## Information provided
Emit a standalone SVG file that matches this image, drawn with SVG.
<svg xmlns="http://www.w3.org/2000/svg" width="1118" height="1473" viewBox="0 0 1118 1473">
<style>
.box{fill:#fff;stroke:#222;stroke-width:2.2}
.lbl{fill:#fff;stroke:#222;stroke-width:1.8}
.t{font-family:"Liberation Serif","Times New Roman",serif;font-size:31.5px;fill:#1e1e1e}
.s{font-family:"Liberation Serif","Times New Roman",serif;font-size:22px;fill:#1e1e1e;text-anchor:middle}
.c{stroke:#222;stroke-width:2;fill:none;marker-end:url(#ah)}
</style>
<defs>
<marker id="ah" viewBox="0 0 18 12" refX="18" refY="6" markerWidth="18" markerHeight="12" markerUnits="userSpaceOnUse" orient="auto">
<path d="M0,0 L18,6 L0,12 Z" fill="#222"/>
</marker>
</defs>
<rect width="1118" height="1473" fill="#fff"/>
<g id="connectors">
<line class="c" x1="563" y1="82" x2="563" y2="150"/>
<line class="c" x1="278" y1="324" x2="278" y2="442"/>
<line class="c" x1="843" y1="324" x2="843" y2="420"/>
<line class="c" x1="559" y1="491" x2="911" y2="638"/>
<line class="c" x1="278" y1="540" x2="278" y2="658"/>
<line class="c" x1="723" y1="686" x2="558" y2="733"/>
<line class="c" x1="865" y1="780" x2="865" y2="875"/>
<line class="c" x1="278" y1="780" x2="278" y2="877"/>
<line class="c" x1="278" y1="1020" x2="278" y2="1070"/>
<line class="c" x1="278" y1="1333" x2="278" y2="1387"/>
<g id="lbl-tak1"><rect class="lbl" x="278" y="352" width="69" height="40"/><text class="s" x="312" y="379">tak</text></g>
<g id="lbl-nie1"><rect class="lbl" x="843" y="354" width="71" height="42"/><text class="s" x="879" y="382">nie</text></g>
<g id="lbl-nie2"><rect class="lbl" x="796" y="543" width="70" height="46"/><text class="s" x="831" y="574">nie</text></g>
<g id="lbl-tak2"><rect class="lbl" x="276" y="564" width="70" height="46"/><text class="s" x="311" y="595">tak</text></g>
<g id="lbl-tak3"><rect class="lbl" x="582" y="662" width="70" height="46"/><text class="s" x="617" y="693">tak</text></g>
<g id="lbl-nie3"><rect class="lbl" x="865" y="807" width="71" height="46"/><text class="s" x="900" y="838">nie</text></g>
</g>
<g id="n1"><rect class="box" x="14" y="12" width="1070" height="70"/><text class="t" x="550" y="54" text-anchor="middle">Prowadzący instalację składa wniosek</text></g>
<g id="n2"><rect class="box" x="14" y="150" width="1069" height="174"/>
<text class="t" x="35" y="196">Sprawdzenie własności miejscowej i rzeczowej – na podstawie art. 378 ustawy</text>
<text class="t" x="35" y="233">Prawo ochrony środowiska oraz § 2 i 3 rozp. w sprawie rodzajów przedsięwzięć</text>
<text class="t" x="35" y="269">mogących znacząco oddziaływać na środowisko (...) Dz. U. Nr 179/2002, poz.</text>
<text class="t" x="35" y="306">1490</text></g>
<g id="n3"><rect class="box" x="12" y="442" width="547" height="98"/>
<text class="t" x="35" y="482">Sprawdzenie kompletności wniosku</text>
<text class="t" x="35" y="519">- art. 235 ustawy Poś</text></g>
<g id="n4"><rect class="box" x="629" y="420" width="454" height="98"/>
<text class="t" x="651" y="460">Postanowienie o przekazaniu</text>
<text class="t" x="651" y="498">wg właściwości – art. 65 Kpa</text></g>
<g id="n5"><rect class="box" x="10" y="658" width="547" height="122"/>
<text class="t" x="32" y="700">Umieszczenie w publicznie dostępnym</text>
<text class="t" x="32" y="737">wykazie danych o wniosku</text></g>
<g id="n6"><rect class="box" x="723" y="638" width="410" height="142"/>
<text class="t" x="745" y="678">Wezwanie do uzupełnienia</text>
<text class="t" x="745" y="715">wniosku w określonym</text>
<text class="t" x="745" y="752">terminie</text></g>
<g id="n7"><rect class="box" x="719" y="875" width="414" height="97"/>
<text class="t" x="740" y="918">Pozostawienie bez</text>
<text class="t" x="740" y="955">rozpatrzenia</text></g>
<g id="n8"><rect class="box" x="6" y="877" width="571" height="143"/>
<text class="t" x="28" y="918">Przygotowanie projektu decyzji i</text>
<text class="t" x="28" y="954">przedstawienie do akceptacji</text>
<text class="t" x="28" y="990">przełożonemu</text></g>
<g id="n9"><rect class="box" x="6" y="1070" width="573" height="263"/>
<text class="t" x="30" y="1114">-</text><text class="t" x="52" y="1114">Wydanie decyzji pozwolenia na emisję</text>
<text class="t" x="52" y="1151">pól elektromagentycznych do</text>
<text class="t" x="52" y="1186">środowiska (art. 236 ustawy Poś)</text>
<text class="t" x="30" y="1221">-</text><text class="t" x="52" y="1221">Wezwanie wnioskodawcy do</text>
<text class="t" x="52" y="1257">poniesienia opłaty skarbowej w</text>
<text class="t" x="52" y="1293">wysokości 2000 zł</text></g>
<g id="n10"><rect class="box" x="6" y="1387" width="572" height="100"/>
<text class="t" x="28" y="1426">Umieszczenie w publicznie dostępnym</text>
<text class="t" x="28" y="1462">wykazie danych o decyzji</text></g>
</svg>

## Exercise brief
Go through the listing and copy all of it exactly.

## Right answer
Emit a standalone SVG file that matches this image, drawn with SVG.
<svg xmlns="http://www.w3.org/2000/svg" width="1118" height="1473" viewBox="0 0 1118 1473">
<style>
.box{fill:#fff;stroke:#222;stroke-width:2.2}
.lbl{fill:#fff;stroke:#222;stroke-width:1.8}
.t{font-family:"Liberation Serif","Times New Roman",serif;font-size:31.5px;fill:#1e1e1e}
.s{font-family:"Liberation Serif","Times New Roman",serif;font-size:22px;fill:#1e1e1e;text-anchor:middle}
.c{stroke:#222;stroke-width:2;fill:none;marker-end:url(#ah)}
</style>
<defs>
<marker id="ah" viewBox="0 0 18 12" refX="18" refY="6" markerWidth="18" markerHeight="12" markerUnits="userSpaceOnUse" orient="auto">
<path d="M0,0 L18,6 L0,12 Z" fill="#222"/>
</marker>
</defs>
<rect width="1118" height="1473" fill="#fff"/>
<g id="connectors">
<line class="c" x1="563" y1="82" x2="563" y2="150"/>
<line class="c" x1="278" y1="324" x2="278" y2="442"/>
<line class="c" x1="843" y1="324" x2="843" y2="420"/>
<line class="c" x1="559" y1="491" x2="911" y2="638"/>
<line class="c" x1="278" y1="540" x2="278" y2="658"/>
<line class="c" x1="723" y1="686" x2="558" y2="733"/>
<line class="c" x1="865" y1="780" x2="865" y2="875"/>
<line class="c" x1="278" y1="780" x2="278" y2="877"/>
<line class="c" x1="278" y1="1020" x2="278" y2="1070"/>
<line class="c" x1="278" y1="1333" x2="278" y2="1387"/>
<g id="lbl-tak1"><rect class="lbl" x="278" y="352" width="69" height="40"/><text class="s" x="312" y="379">tak</text></g>
<g id="lbl-nie1"><rect class="lbl" x="843" y="354" width="71" height="42"/><text class="s" x="879" y="382">nie</text></g>
<g id="lbl-nie2"><rect class="lbl" x="796" y="543" width="70" height="46"/><text class="s" x="831" y="574">nie</text></g>
<g id="lbl-tak2"><rect class="lbl" x="276" y="564" width="70" height="46"/><text class="s" x="311" y="595">tak</text></g>
<g id="lbl-tak3"><rect class="lbl" x="582" y="662" width="70" height="46"/><text class="s" x="617" y="693">tak</text></g>
<g id="lbl-nie3"><rect class="lbl" x="865" y="807" width="71" height="46"/><text class="s" x="900" y="838">nie</text></g>
</g>
<g id="n1"><rect class="box" x="14" y="12" width="1070" height="70"/><text class="t" x="550" y="54" text-anchor="middle">Prowadzący instalację składa wniosek</text></g>
<g id="n2"><rect class="box" x="14" y="150" width="1069" height="174"/>
<text class="t" x="35" y="196">Sprawdzenie własności miejscowej i rzeczowej – na podstawie art. 378 ustawy</text>
<text class="t" x="35" y="233">Prawo ochrony środowiska oraz § 2 i 3 rozp. w sprawie rodzajów przedsięwzięć</text>
<text class="t" x="35" y="269">mogących znacząco oddziaływać na środowisko (...) Dz. U. Nr 179/2002, poz.</text>
<text class="t" x="35" y="306">1490</text></g>
<g id="n3"><rect class="box" x="12" y="442" width="547" height="98"/>
<text class="t" x="35" y="482">Sprawdzenie kompletności wniosku</text>
<text class="t" x="35" y="519">- art. 235 ustawy Poś</text></g>
<g id="n4"><rect class="box" x="629" y="420" width="454" height="98"/>
<text class="t" x="651" y="460">Postanowienie o przekazaniu</text>
<text class="t" x="651" y="498">wg właściwości – art. 65 Kpa</text></g>
<g id="n5"><rect class="box" x="10" y="658" width="547" height="122"/>
<text class="t" x="32" y="700">Umieszczenie w publicznie dostępnym</text>
<text class="t" x="32" y="737">wykazie danych o wniosku</text></g>
<g id="n6"><rect class="box" x="723" y="638" width="410" height="142"/>
<text class="t" x="745" y="678">Wezwanie do uzupełnienia</text>
<text class="t" x="745" y="715">wniosku w określonym</text>
<text class="t" x="745" y="752">terminie</text></g>
<g id="n7"><rect class="box" x="719" y="875" width="414" height="97"/>
<text class="t" x="740" y="918">Pozostawienie bez</text>
<text class="t" x="740" y="955">rozpatrzenia</text></g>
<g id="n8"><rect class="box" x="6" y="877" width="571" height="143"/>
<text class="t" x="28" y="918">Przygotowanie projektu decyzji i</text>
<text class="t" x="28" y="954">przedstawienie do akceptacji</text>
<text class="t" x="28" y="990">przełożonemu</text></g>
<g id="n9"><rect class="box" x="6" y="1070" width="573" height="263"/>
<text class="t" x="30" y="1114">-</text><text class="t" x="52" y="1114">Wydanie decyzji pozwolenia na emisję</text>
<text class="t" x="52" y="1151">pól elektromagentycznych do</text>
<text class="t" x="52" y="1186">środowiska (art. 236 ustawy Poś)</text>
<text class="t" x="30" y="1221">-</text><text class="t" x="52" y="1221">Wezwanie wnioskodawcy do</text>
<text class="t" x="52" y="1257">poniesienia opłaty skarbowej w</text>
<text class="t" x="52" y="1293">wysokości 2000 zł</text></g>
<g id="n10"><rect class="box" x="6" y="1387" width="572" height="100"/>
<text class="t" x="28" y="1426">Umieszczenie w publicznie dostępnym</text>
<text class="t" x="28" y="1462">wykazie danych o decyzji</text></g>
</svg>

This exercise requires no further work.